• Source excerpt:
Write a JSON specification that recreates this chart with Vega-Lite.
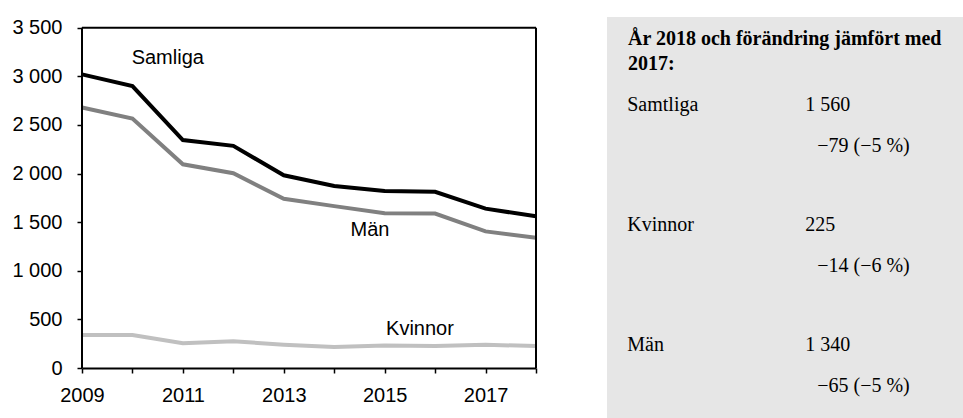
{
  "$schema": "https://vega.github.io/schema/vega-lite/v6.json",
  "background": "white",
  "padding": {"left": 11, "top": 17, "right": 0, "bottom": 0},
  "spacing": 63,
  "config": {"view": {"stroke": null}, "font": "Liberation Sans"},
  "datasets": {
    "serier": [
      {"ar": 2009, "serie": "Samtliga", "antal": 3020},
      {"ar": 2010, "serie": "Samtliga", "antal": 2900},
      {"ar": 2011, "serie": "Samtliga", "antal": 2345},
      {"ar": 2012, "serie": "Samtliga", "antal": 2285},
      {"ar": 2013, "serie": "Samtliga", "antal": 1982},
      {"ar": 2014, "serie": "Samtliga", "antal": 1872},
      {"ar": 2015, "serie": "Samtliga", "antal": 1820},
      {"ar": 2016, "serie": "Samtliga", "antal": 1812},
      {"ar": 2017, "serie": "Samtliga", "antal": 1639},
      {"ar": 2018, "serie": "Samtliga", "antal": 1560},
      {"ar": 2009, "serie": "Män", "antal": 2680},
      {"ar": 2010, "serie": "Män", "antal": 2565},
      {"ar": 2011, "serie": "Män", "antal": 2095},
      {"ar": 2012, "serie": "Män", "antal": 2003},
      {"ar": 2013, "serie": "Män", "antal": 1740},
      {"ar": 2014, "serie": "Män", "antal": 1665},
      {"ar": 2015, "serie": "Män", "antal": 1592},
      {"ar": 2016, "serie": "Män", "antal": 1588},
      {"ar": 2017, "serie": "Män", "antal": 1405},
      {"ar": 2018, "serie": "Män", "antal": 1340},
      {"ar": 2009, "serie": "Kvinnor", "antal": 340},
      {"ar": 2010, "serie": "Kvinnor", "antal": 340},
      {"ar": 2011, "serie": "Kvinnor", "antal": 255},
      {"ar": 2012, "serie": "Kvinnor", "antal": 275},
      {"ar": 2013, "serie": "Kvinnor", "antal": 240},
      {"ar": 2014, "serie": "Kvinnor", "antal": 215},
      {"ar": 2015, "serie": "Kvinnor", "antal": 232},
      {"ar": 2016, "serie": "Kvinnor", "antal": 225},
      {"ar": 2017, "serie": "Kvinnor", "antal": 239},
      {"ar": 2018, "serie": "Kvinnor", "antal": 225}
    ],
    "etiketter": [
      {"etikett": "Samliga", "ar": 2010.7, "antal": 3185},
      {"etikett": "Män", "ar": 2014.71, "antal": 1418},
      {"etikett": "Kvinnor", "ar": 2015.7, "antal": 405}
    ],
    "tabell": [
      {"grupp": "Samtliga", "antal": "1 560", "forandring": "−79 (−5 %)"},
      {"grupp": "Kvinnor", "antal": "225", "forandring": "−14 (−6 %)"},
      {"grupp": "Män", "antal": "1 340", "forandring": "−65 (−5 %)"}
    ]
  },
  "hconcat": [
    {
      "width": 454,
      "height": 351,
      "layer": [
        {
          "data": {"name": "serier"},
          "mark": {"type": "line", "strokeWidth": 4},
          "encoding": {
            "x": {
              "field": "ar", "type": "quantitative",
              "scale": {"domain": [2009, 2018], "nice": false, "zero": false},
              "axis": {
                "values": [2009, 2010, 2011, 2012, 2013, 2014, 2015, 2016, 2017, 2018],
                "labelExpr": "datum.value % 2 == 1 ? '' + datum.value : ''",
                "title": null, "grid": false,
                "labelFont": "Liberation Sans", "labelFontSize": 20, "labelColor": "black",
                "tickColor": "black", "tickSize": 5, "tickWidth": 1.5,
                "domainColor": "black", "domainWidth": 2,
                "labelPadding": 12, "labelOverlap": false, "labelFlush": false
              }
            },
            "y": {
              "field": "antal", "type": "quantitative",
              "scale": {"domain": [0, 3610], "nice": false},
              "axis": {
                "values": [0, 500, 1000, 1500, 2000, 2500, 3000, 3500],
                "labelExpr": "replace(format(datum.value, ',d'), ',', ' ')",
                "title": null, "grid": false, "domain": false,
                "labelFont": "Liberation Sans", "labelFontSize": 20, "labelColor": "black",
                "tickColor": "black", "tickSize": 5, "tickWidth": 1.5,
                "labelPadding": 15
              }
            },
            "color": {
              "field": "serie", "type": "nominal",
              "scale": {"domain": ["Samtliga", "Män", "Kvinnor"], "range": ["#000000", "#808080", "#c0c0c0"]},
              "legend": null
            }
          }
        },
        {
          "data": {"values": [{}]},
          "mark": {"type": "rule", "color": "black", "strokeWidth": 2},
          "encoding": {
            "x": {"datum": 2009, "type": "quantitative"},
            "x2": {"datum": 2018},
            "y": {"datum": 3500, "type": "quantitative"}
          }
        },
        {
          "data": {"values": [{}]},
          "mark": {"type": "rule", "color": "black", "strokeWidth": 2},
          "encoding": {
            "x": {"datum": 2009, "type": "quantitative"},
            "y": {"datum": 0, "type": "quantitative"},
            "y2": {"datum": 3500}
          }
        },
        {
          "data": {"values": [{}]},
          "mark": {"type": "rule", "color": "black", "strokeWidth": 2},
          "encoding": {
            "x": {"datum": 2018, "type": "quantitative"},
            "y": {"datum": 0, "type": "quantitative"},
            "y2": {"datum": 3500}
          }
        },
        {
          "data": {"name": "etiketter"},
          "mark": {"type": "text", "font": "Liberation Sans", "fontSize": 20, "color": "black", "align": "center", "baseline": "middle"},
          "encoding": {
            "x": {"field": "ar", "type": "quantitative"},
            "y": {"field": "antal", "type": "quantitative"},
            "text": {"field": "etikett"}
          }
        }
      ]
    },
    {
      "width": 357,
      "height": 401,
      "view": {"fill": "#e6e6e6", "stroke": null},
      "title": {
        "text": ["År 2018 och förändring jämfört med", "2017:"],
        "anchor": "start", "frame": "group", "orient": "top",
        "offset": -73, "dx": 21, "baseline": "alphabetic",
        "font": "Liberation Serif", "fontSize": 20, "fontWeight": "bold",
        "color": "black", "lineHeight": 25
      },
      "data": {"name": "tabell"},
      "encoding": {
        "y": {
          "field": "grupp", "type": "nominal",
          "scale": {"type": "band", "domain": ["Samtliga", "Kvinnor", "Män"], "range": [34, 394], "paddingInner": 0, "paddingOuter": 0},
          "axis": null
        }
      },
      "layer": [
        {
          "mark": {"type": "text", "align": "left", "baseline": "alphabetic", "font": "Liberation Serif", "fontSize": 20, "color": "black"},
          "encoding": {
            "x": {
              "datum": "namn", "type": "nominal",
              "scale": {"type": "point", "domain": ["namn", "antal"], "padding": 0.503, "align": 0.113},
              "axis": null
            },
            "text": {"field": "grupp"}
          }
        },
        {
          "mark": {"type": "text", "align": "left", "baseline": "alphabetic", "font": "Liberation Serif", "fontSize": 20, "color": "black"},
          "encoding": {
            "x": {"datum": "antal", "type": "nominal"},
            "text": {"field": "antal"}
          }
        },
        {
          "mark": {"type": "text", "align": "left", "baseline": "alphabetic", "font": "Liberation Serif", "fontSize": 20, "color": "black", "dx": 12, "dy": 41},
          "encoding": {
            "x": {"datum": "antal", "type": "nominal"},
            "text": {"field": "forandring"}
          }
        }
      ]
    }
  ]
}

• Requirements:
Quote the data above in full, leaving out the pictures it holds.

• Problem solution:
Write a JSON specification that recreates this chart with Vega-Lite.
{
  "$schema": "https://vega.github.io/schema/vega-lite/v6.json",
  "background": "white",
  "padding": {"left": 11, "top": 17, "right": 0, "bottom": 0},
  "spacing": 63,
  "config": {"view": {"stroke": null}, "font": "Liberation Sans"},
  "datasets": {
    "serier": [
      {"ar": 2009, "serie": "Samtliga", "antal": 3020},
      {"ar": 2010, "serie": "Samtliga", "antal": 2900},
      {"ar": 2011, "serie": "Samtliga", "antal": 2345},
      {"ar": 2012, "serie": "Samtliga", "antal": 2285},
      {"ar": 2013, "serie": "Samtliga", "antal": 1982},
      {"ar": 2014, "serie": "Samtliga", "antal": 1872},
      {"ar": 2015, "serie": "Samtliga", "antal": 1820},
      {"ar": 2016, "serie": "Samtliga", "antal": 1812},
      {"ar": 2017, "serie": "Samtliga", "antal": 1639},
      {"ar": 2018, "serie": "Samtliga", "antal": 1560},
      {"ar": 2009, "serie": "Män", "antal": 2680},
      {"ar": 2010, "serie": "Män", "antal": 2565},
      {"ar": 2011, "serie": "Män", "antal": 2095},
      {"ar": 2012, "serie": "Män", "antal": 2003},
      {"ar": 2013, "serie": "Män", "antal": 1740},
      {"ar": 2014, "serie": "Män", "antal": 1665},
      {"ar": 2015, "serie": "Män", "antal": 1592},
      {"ar": 2016, "serie": "Män", "antal": 1588},
      {"ar": 2017, "serie": "Män", "antal": 1405},
      {"ar": 2018, "serie": "Män", "antal": 1340},
      {"ar": 2009, "serie": "Kvinnor", "antal": 340},
      {"ar": 2010, "serie": "Kvinnor", "antal": 340},
      {"ar": 2011, "serie": "Kvinnor", "antal": 255},
      {"ar": 2012, "serie": "Kvinnor", "antal": 275},
      {"ar": 2013, "serie": "Kvinnor", "antal": 240},
      {"ar": 2014, "serie": "Kvinnor", "antal": 215},
      {"ar": 2015, "serie": "Kvinnor", "antal": 232},
      {"ar": 2016, "serie": "Kvinnor", "antal": 225},
      {"ar": 2017, "serie": "Kvinnor", "antal": 239},
      {"ar": 2018, "serie": "Kvinnor", "antal": 225}
    ],
    "etiketter": [
      {"etikett": "Samliga", "ar": 2010.7, "antal": 3185},
      {"etikett": "Män", "ar": 2014.71, "antal": 1418},
      {"etikett": "Kvinnor", "ar": 2015.7, "antal": 405}
    ],
    "tabell": [
      {"grupp": "Samtliga", "antal": "1 560", "forandring": "−79 (−5 %)"},
      {"grupp": "Kvinnor", "antal": "225", "forandring": "−14 (−6 %)"},
      {"grupp": "Män", "antal": "1 340", "forandring": "−65 (−5 %)"}
    ]
  },
  "hconcat": [
    {
      "width": 454,
      "height": 351,
      "layer": [
        {
          "data": {"name": "serier"},
          "mark": {"type": "line", "strokeWidth": 4},
          "encoding": {
            "x": {
              "field": "ar", "type": "quantitative",
              "scale": {"domain": [2009, 2018], "nice": false, "zero": false},
              "axis": {
                "values": [2009, 2010, 2011, 2012, 2013, 2014, 2015, 2016, 2017, 2018],
                "labelExpr": "datum.value % 2 == 1 ? '' + datum.value : ''",
                "title": null, "grid": false,
                "labelFont": "Liberation Sans", "labelFontSize": 20, "labelColor": "black",
                "tickColor": "black", "tickSize": 5, "tickWidth": 1.5,
                "domainColor": "black", "domainWidth": 2,
                "labelPadding": 12, "labelOverlap": false, "labelFlush": false
              }
            },
            "y": {
              "field": "antal", "type": "quantitative",
              "scale": {"domain": [0, 3610], "nice": false},
              "axis": {
                "values": [0, 500, 1000, 1500, 2000, 2500, 3000, 3500],
                "labelExpr": "replace(format(datum.value, ',d'), ',', ' ')",
                "title": null, "grid": false, "domain": false,
                "labelFont": "Liberation Sans", "labelFontSize": 20, "labelColor": "black",
                "tickColor": "black", "tickSize": 5, "tickWidth": 1.5,
                "labelPadding": 15
              }
            },
            "color": {
              "field": "serie", "type": "nominal",
              "scale": {"domain": ["Samtliga", "Män", "Kvinnor"], "range": ["#000000", "#808080", "#c0c0c0"]},
              "legend": null
            }
          }
        },
        {
          "data": {"values": [{}]},
          "mark": {"type": "rule", "color": "black", "strokeWidth": 2},
          "encoding": {
            "x": {"datum": 2009, "type": "quantitative"},
            "x2": {"datum": 2018},
            "y": {"datum": 3500, "type": "quantitative"}
          }
        },
        {
          "data": {"values": [{}]},
          "mark": {"type": "rule", "color": "black", "strokeWidth": 2},
          "encoding": {
            "x": {"datum": 2009, "type": "quantitative"},
            "y": {"datum": 0, "type": "quantitative"},
            "y2": {"datum": 3500}
          }
        },
        {
          "data": {"values": [{}]},
          "mark": {"type": "rule", "color": "black", "strokeWidth": 2},
          "encoding": {
            "x": {"datum": 2018, "type": "quantitative"},
            "y": {"datum": 0, "type": "quantitative"},
            "y2": {"datum": 3500}
          }
        },
        {
          "data": {"name": "etiketter"},
          "mark": {"type": "text", "font": "Liberation Sans", "fontSize": 20, "color": "black", "align": "center", "baseline": "middle"},
          "encoding": {
            "x": {"field": "ar", "type": "quantitative"},
            "y": {"field": "antal", "type": "quantitative"},
            "text": {"field": "etikett"}
          }
        }
      ]
    },
    {
      "width": 357,
      "height": 401,
      "view": {"fill": "#e6e6e6", "stroke": null},
      "title": {
        "text": ["År 2018 och förändring jämfört med", "2017:"],
        "anchor": "start", "frame": "group", "orient": "top",
        "offset": -73, "dx": 21, "baseline": "alphabetic",
        "font": "Liberation Serif", "fontSize": 20, "fontWeight": "bold",
        "color": "black", "lineHeight": 25
      },
      "data": {"name": "tabell"},
      "encoding": {
        "y": {
          "field": "grupp", "type": "nominal",
          "scale": {"type": "band", "domain": ["Samtliga", "Kvinnor", "Män"], "range": [34, 394], "paddingInner": 0, "paddingOuter": 0},
          "axis": null
        }
      },
      "layer": [
        {
          "mark": {"type": "text", "align": "left", "baseline": "alphabetic", "font": "Liberation Serif", "fontSize": 20, "color": "black"},
          "encoding": {
            "x": {
              "datum": "namn", "type": "nominal",
              "scale": {"type": "point", "domain": ["namn", "antal"], "padding": 0.503, "align": 0.113},
              "axis": null
            },
            "text": {"field": "grupp"}
          }
        },
        {
          "mark": {"type": "text", "align": "left", "baseline": "alphabetic", "font": "Liberation Serif", "fontSize": 20, "color": "black"},
          "encoding": {
            "x": {"datum": "antal", "type": "nominal"},
            "text": {"field": "antal"}
          }
        },
        {
          "mark": {"type": "text", "align": "left", "baseline": "alphabetic", "font": "Liberation Serif", "fontSize": 20, "color": "black", "dx": 12, "dy": 41},
          "encoding": {
            "x": {"datum": "antal", "type": "nominal"},
            "text": {"field": "forandring"}
          }
        }
      ]
    }
  ]
}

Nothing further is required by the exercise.